Task details: Please transcribe the listing below in full and word for word, without its pictures.

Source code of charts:
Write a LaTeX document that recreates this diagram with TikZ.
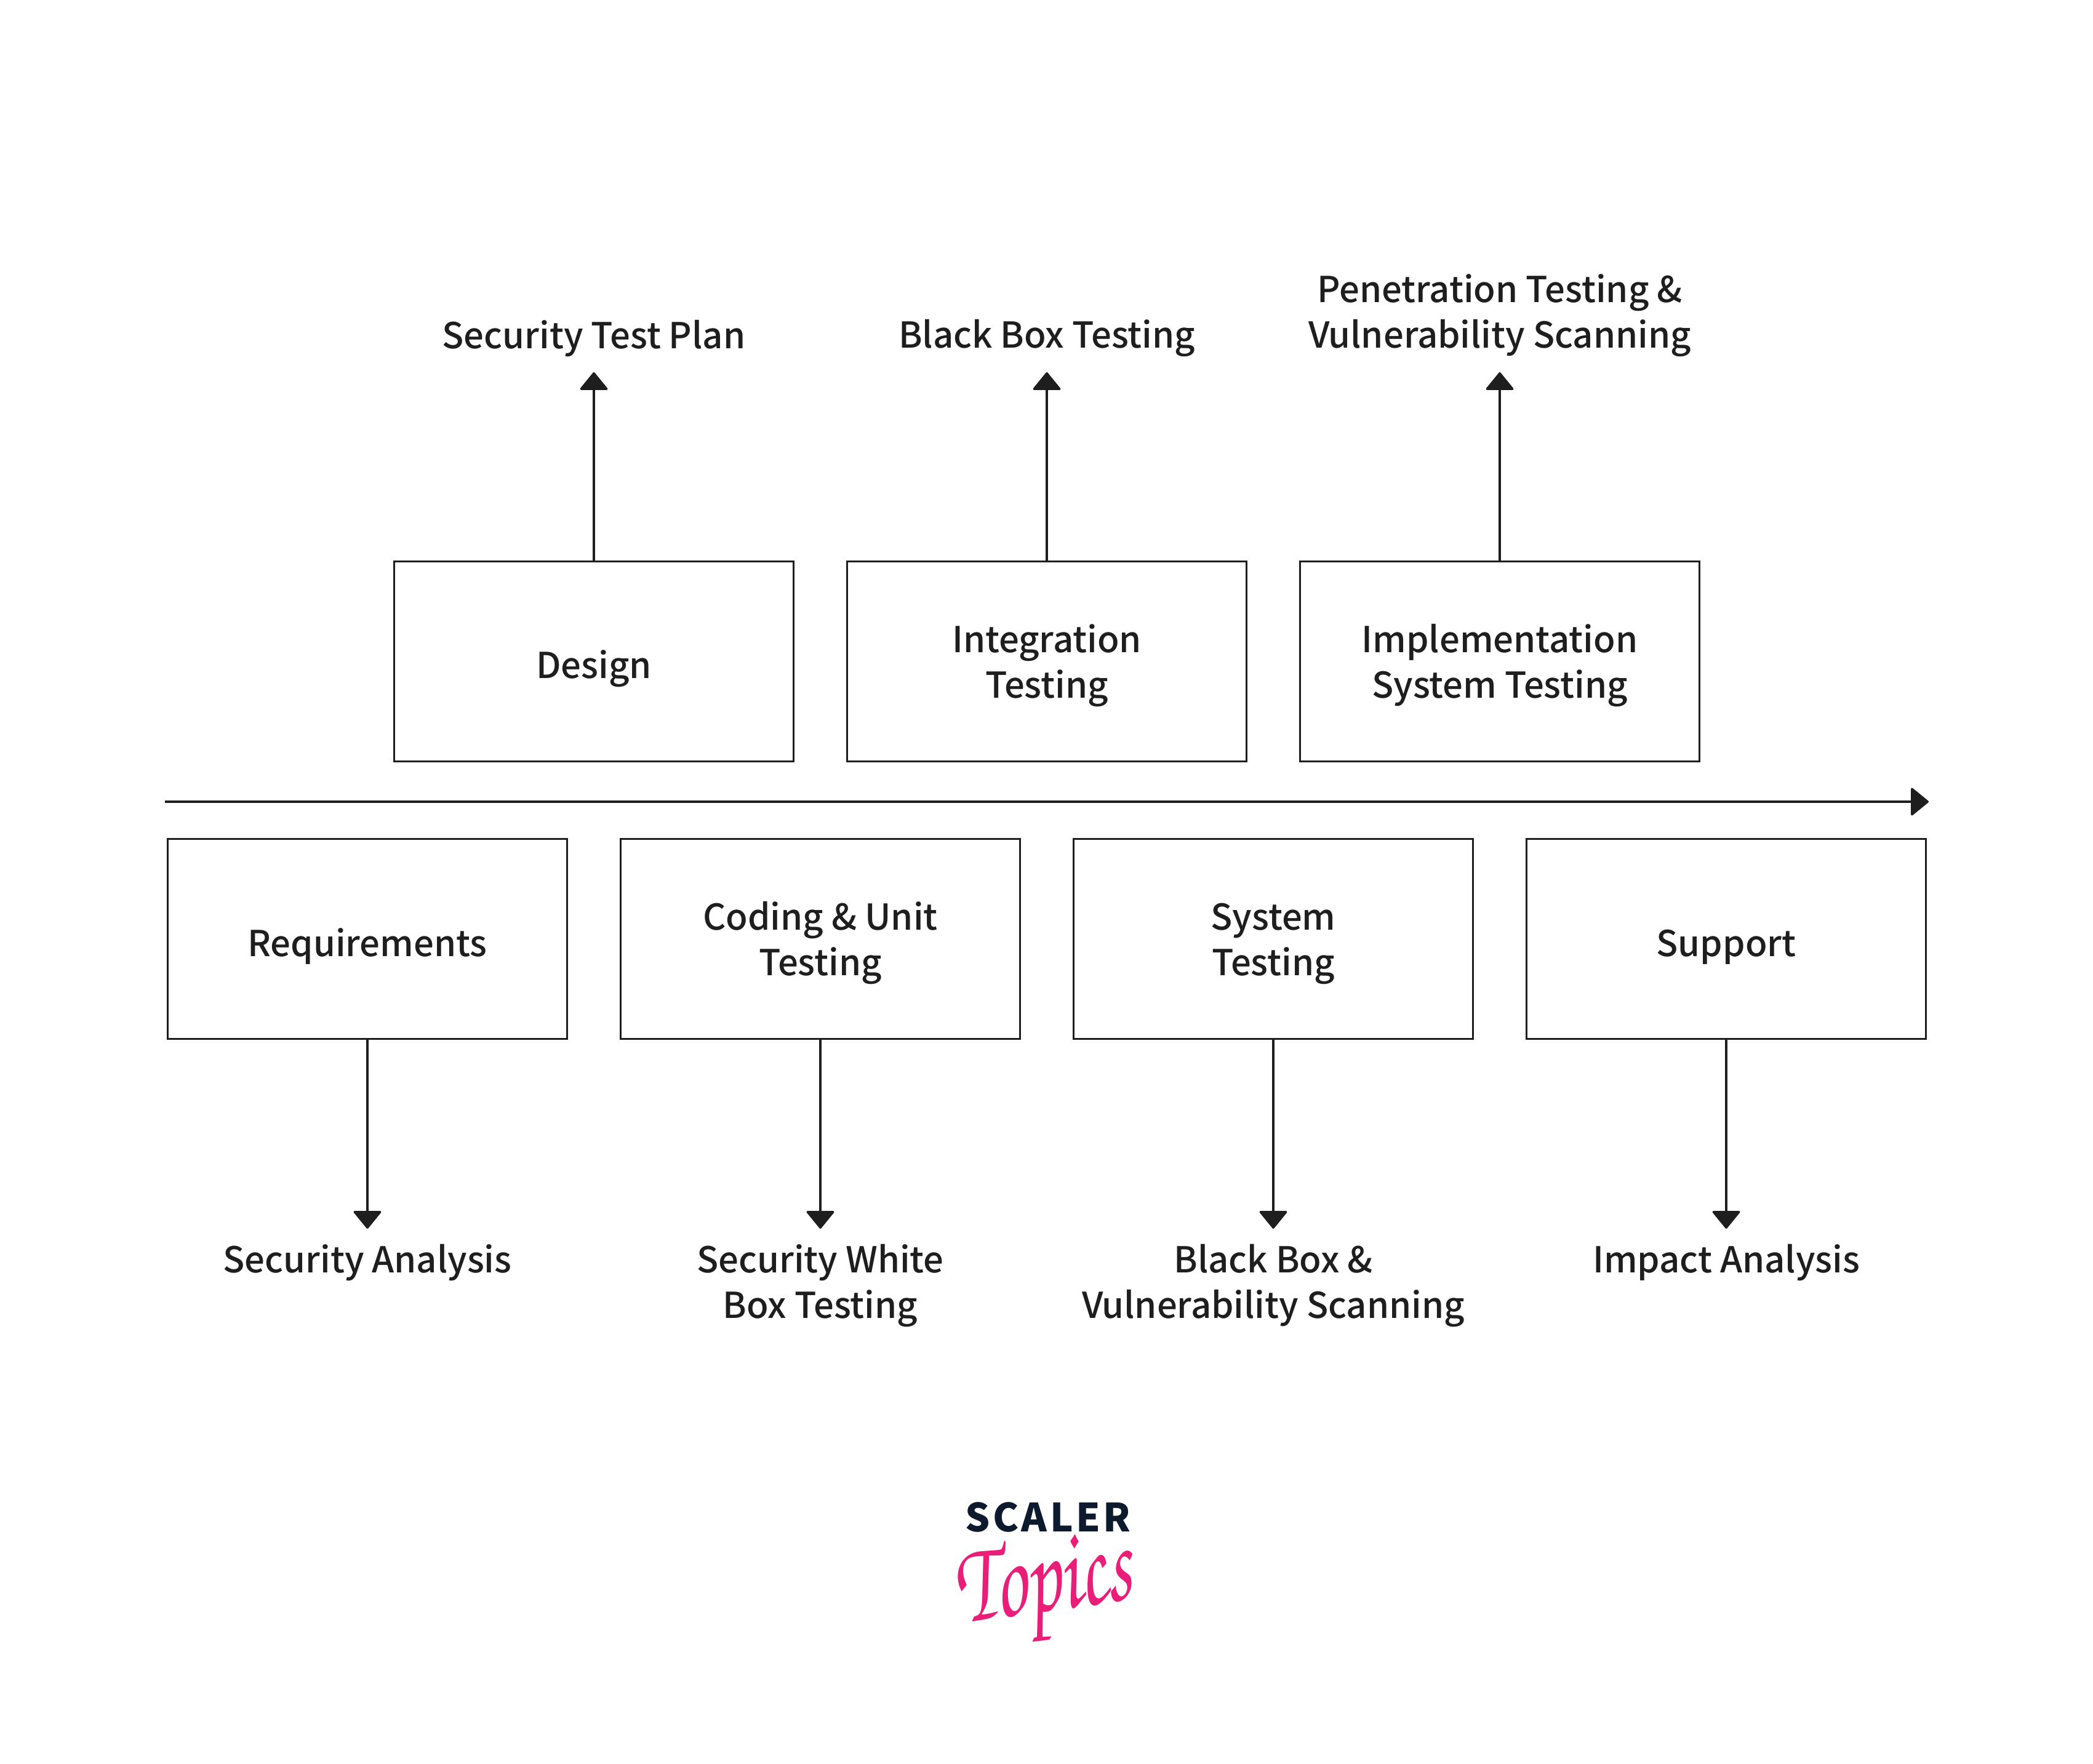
\documentclass[tikz,border=0pt]{standalone}
\usepackage{fontspec}
\setmainfont{Noto Sans CJK SC}[UprightFont=* Medium,BoldFont=* Black]
\usepackage{xcolor}
\usetikzlibrary{arrows.meta,positioning}
\definecolor{inkblack}{HTML}{1E1E1E}
\definecolor{logonavy}{HTML}{0D1A2E}
\definecolor{logopink}{HTML}{E91E78}
\newcommand{\toplift}[1][0.68cm]{\rule{0pt}{#1}}

\begin{document}
\begin{tikzpicture}[
  node distance=3.065cm and 0.84cm,
  phase/.style={draw=inkblack, line width=0.03cm, align=center, minimum width=6.49cm,
    minimum height=3.25cm, inner sep=0pt, text=inkblack, font=\fontsize{16.5}{21}\selectfont},
  result/.style={align=center, inner sep=0pt, outer sep=0.255cm, text=inkblack,
    font=\fontsize{16.5}{21}\selectfont},
  arr/.style={-{Triangle[length=0.3cm,width=0.48cm,round]}, draw=inkblack, fill=inkblack, line width=0.035cm}
]
\useasboundingbox (0,0) rectangle (34.01,28.67);
\node[phase] (req) at (5.97,13.405) {\toplift Requirements};
\node[phase, right=of req] (coding) {\toplift[0.59cm]Coding \& Unit\\Testing};
\node[phase, right=of coding] (system) {\toplift[0.59cm]System\\Testing};
\node[phase, right=of system] (support) {\toplift Support};
\node[phase] (design) at (9.65,17.915) {\toplift Design};
\node[phase, right=of design] (integration) {\toplift[0.59cm]Integration\\Testing};
\node[phase, right=of integration] (implementation) {\toplift[0.59cm]Implementation\\System Testing};
\node[result, above=of design] (testplan) {Security Test Plan};
\node[result, above=of integration] (blackbox) {Black Box Testing};
\node[result, above=of implementation] (pentest) {Penetration Testing \&\\Vulnerability Scanning};
\node[result, below=of req] (analysis) {Security Analysis};
\node[result, below=of coding] (whitebox) {Security White\\Box Testing};
\node[result, below=of system] (vulnscan) {Black Box \&\\Vulnerability Scanning};
\node[result, below=of support] (impact) {Impact Analysis};
\coordinate (tstart) at (2.68,15.64);
\coordinate (tend) at (31.34,15.64);
\draw[arr] (tstart) -- (tend);
\draw[arr] (design) -- (testplan);
\draw[arr] (integration) -- (blackbox);
\draw[arr] (implementation) -- (pentest);
\draw[arr] (req) -- (analysis);
\draw[arr] (coding) -- (whitebox);
\draw[arr] (system) -- (vulnscan);
\draw[arr] (support) -- (impact);
% logo
\node[text=logonavy, inner sep=0pt, font=\fontsize{18}{18}\bfseries\selectfont] (scaler) at (17.03,4.01) {\addfontfeature{LetterSpace=7}SCALER};
\node[text=logopink, inner sep=0pt, rotate=8, xscale=0.68, transform shape, font=\fontencoding{T1}\fontfamily{pzc}\fontseries{mb}\fontshape{it}\fontsize{54}{54}\selectfont] (topics) at (16.97,2.82) {Topics};
\end{tikzpicture}
\end{document}
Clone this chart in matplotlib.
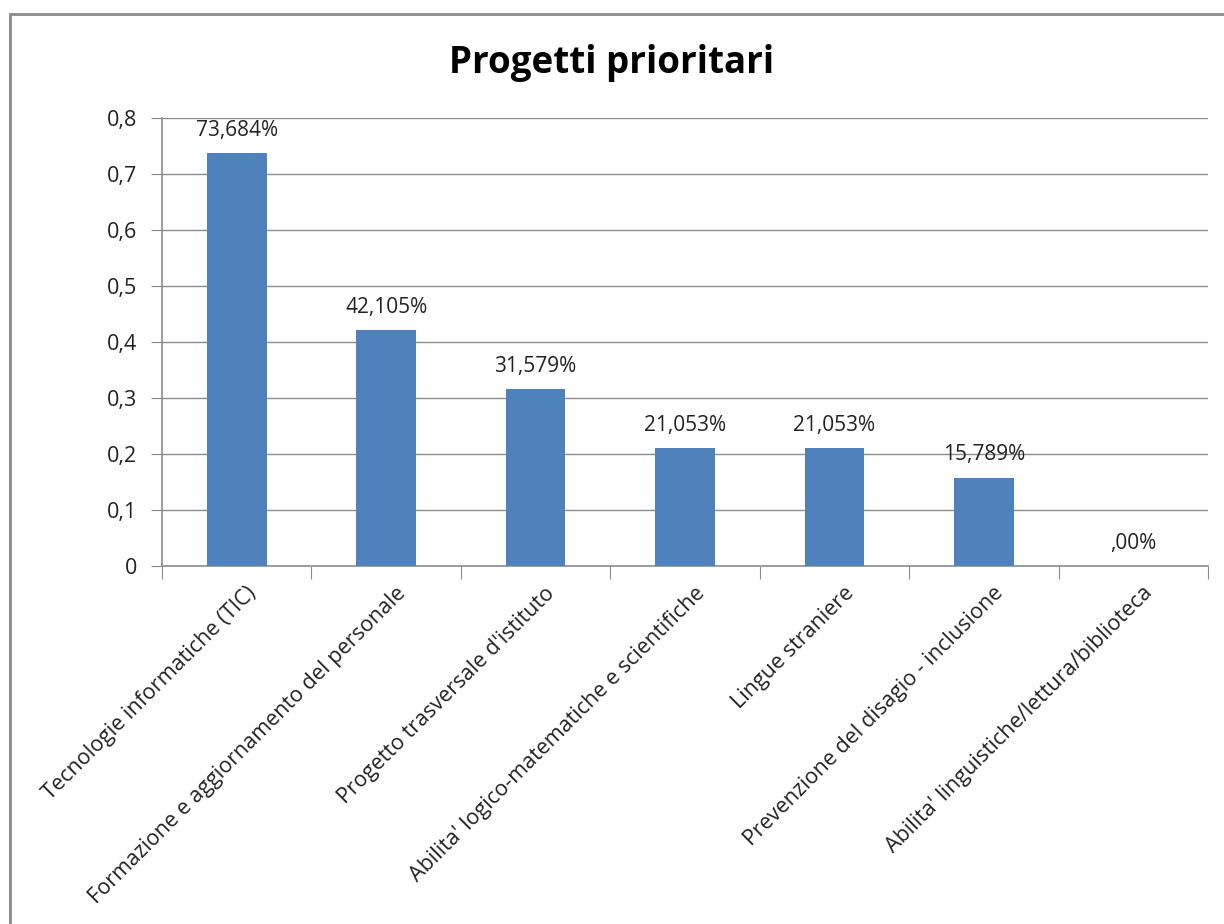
import matplotlib.pyplot as plt
from matplotlib.patches import Rectangle

FONT = ['Open Sans', 'DejaVu Sans']
BLUE = '#4F81BD'; GRID = '#8C8C8C'; DARK = '#222222'

categorie = ["Tecnologie informatiche (TIC)",
             "Formazione e aggiornamento del personale",
             "Progetto trasversale d'istituto",
             "Abilita' logico-matematiche e scientifiche",
             "Lingue straniere",
             "Prevenzione del disagio - inclusione",
             "Abilita' linguistiche/lettura/biblioteca"]
valori = [0.73684, 0.42105, 0.31579, 0.21053, 0.21053, 0.15789, 0.0]
etichette = ['73,684%', '42,105%', '31,579%', '21,053%', '21,053%', '15,789%', ',00%']
yticks = [0, 0.1, 0.2, 0.3, 0.4, 0.5, 0.6, 0.7, 0.8]
ytick_labels = ['0', '0,1', '0,2', '0,3', '0,4', '0,5', '0,6', '0,7', '0,8']

plt.rcParams['font.family'] = FONT

fig = plt.figure(figsize=(12.24, 9.24), dpi=100, facecolor='white')
fig.patches.append(Rectangle((10/1224, -0.05), 1.2, 1 - 14/924 + 0.05,
                             transform=fig.transFigure, fill=False,
                             edgecolor='#8A8A8A', lw=2))
ax = fig.add_axes([162/1224, 1 - 566/924, (1208 - 162)/1224, (566 - 118)/924])

x = range(len(categorie))
ax.bar(x, valori, width=0.4, color=BLUE, zorder=3)
for xi, v, lab in zip(x, valori, etichette):
    ax.text(xi, v + 0.022, lab, ha='center', va='bottom', fontsize=15, color=DARK)

ax.set_xlim(-0.5, len(categorie) - 0.5)
ax.set_ylim(0, 0.8)
ax.set_yticks(yticks)
ax.set_yticklabels(ytick_labels, fontsize=15.5, color=DARK)
ax.yaxis.grid(True, color=GRID, lw=1, zorder=0)
ax.set_axisbelow(True)

ax.set_xticks([i + 0.5 for i in range(-1, len(categorie))])
ax.set_xticklabels([])
ax.tick_params(axis='x', length=9, color=GRID, direction='out')
ax.tick_params(axis='y', length=8, color=GRID, direction='out', pad=10)
for xi, c in zip(x, categorie):
    ax.text(xi + 0.06, -0.03, c, rotation=45, ha='right', va='top',
            rotation_mode='anchor', fontsize=15.5, color=DARK)

for sp in ['top', 'right']:
    ax.spines[sp].set_visible(False)
for sp in ['left', 'bottom']:
    ax.spines[sp].set_color(GRID)
    ax.spines[sp].set_linewidth(1.2)

fig.text(0.5, 1 - 63/924, 'Progetti prioritari', ha='center', va='center',
         fontsize=26.5, fontweight='bold', color='black')

plt.savefig('out.png', dpi=100, facecolor='white')
plt.close()
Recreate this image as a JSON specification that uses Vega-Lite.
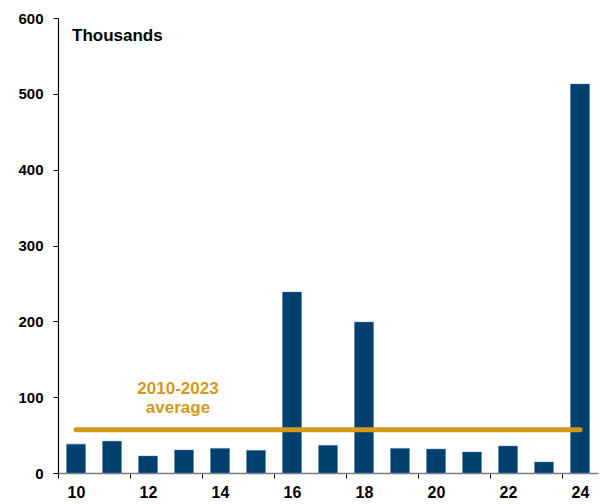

Written reply:
Write a LaTeX document that recreates this diagram with TikZ.
\documentclass[tikz,border=0pt]{standalone}
\usepackage{fontspec}
\setmainfont{Noto Sans CJK SC}[UprightFont=* Medium,BoldFont=* Black]
\usepackage{xcolor}
\usetikzlibrary{arrows.meta,positioning}
\definecolor{inkblack}{HTML}{1E1E1E}
\definecolor{logonavy}{HTML}{0D1A2E}
\definecolor{logopink}{HTML}{E91E78}
\newcommand{\toplift}[1][0.68cm]{\rule{0pt}{#1}}

\begin{document}
\begin{tikzpicture}[
  node distance=3.065cm and 0.84cm,
  phase/.style={draw=inkblack, line width=0.03cm, align=center, minimum width=6.49cm,
    minimum height=3.25cm, inner sep=0pt, text=inkblack, font=\fontsize{16.5}{21}\selectfont},
  result/.style={align=center, inner sep=0pt, outer sep=0.255cm, text=inkblack,
    font=\fontsize{16.5}{21}\selectfont},
  arr/.style={-{Triangle[length=0.3cm,width=0.48cm,round]}, draw=inkblack, fill=inkblack, line width=0.035cm}
]
\useasboundingbox (0,0) rectangle (34.01,28.67);
\node[phase] (req) at (5.97,13.405) {\toplift Requirements};
\node[phase, right=of req] (coding) {\toplift[0.59cm]Coding \& Unit\\Testing};
\node[phase, right=of coding] (system) {\toplift[0.59cm]System\\Testing};
\node[phase, right=of system] (support) {\toplift Support};
\node[phase] (design) at (9.65,17.915) {\toplift Design};
\node[phase, right=of design] (integration) {\toplift[0.59cm]Integration\\Testing};
\node[phase, right=of integration] (implementation) {\toplift[0.59cm]Implementation\\System Testing};
\node[result, above=of design] (testplan) {Security Test Plan};
\node[result, above=of integration] (blackbox) {Black Box Testing};
\node[result, above=of implementation] (pentest) {Penetration Testing \&\\Vulnerability Scanning};
\node[result, below=of req] (analysis) {Security Analysis};
\node[result, below=of coding] (whitebox) {Security White\\Box Testing};
\node[result, below=of system] (vulnscan) {Black Box \&\\Vulnerability Scanning};
\node[result, below=of support] (impact) {Impact Analysis};
\coordinate (tstart) at (2.68,15.64);
\coordinate (tend) at (31.34,15.64);
\draw[arr] (tstart) -- (tend);
\draw[arr] (design) -- (testplan);
\draw[arr] (integration) -- (blackbox);
\draw[arr] (implementation) -- (pentest);
\draw[arr] (req) -- (analysis);
\draw[arr] (coding) -- (whitebox);
\draw[arr] (system) -- (vulnscan);
\draw[arr] (support) -- (impact);
% logo
\node[text=logonavy, inner sep=0pt, font=\fontsize{18}{18}\bfseries\selectfont] (scaler) at (17.03,4.01) {\addfontfeature{LetterSpace=7}SCALER};
\node[text=logopink, inner sep=0pt, rotate=8, xscale=0.68, transform shape, font=\fontencoding{T1}\fontfamily{pzc}\fontseries{mb}\fontshape{it}\fontsize{54}{54}\selectfont] (topics) at (16.97,2.82) {Topics};
\end{tikzpicture}
\end{document}
Clone this chart in matplotlib.
import matplotlib.pyplot as plt
from matplotlib.patches import Rectangle

FONT = ['Open Sans', 'DejaVu Sans']
BLUE = '#4F81BD'; GRID = '#8C8C8C'; DARK = '#222222'

categorie = ["Tecnologie informatiche (TIC)",
             "Formazione e aggiornamento del personale",
             "Progetto trasversale d'istituto",
             "Abilita' logico-matematiche e scientifiche",
             "Lingue straniere",
             "Prevenzione del disagio - inclusione",
             "Abilita' linguistiche/lettura/biblioteca"]
valori = [0.73684, 0.42105, 0.31579, 0.21053, 0.21053, 0.15789, 0.0]
etichette = ['73,684%', '42,105%', '31,579%', '21,053%', '21,053%', '15,789%', ',00%']
yticks = [0, 0.1, 0.2, 0.3, 0.4, 0.5, 0.6, 0.7, 0.8]
ytick_labels = ['0', '0,1', '0,2', '0,3', '0,4', '0,5', '0,6', '0,7', '0,8']

plt.rcParams['font.family'] = FONT

fig = plt.figure(figsize=(12.24, 9.24), dpi=100, facecolor='white')
fig.patches.append(Rectangle((10/1224, -0.05), 1.2, 1 - 14/924 + 0.05,
                             transform=fig.transFigure, fill=False,
                             edgecolor='#8A8A8A', lw=2))
ax = fig.add_axes([162/1224, 1 - 566/924, (1208 - 162)/1224, (566 - 118)/924])

x = range(len(categorie))
ax.bar(x, valori, width=0.4, color=BLUE, zorder=3)
for xi, v, lab in zip(x, valori, etichette):
    ax.text(xi, v + 0.022, lab, ha='center', va='bottom', fontsize=15, color=DARK)

ax.set_xlim(-0.5, len(categorie) - 0.5)
ax.set_ylim(0, 0.8)
ax.set_yticks(yticks)
ax.set_yticklabels(ytick_labels, fontsize=15.5, color=DARK)
ax.yaxis.grid(True, color=GRID, lw=1, zorder=0)
ax.set_axisbelow(True)

ax.set_xticks([i + 0.5 for i in range(-1, len(categorie))])
ax.set_xticklabels([])
ax.tick_params(axis='x', length=9, color=GRID, direction='out')
ax.tick_params(axis='y', length=8, color=GRID, direction='out', pad=10)
for xi, c in zip(x, categorie):
    ax.text(xi + 0.06, -0.03, c, rotation=45, ha='right', va='top',
            rotation_mode='anchor', fontsize=15.5, color=DARK)

for sp in ['top', 'right']:
    ax.spines[sp].set_visible(False)
for sp in ['left', 'bottom']:
    ax.spines[sp].set_color(GRID)
    ax.spines[sp].set_linewidth(1.2)

fig.text(0.5, 1 - 63/924, 'Progetti prioritari', ha='center', va='center',
         fontsize=26.5, fontweight='bold', color='black')

plt.savefig('out.png', dpi=100, facecolor='white')
plt.close()
Recreate this image as a JSON specification that uses Vega-Lite.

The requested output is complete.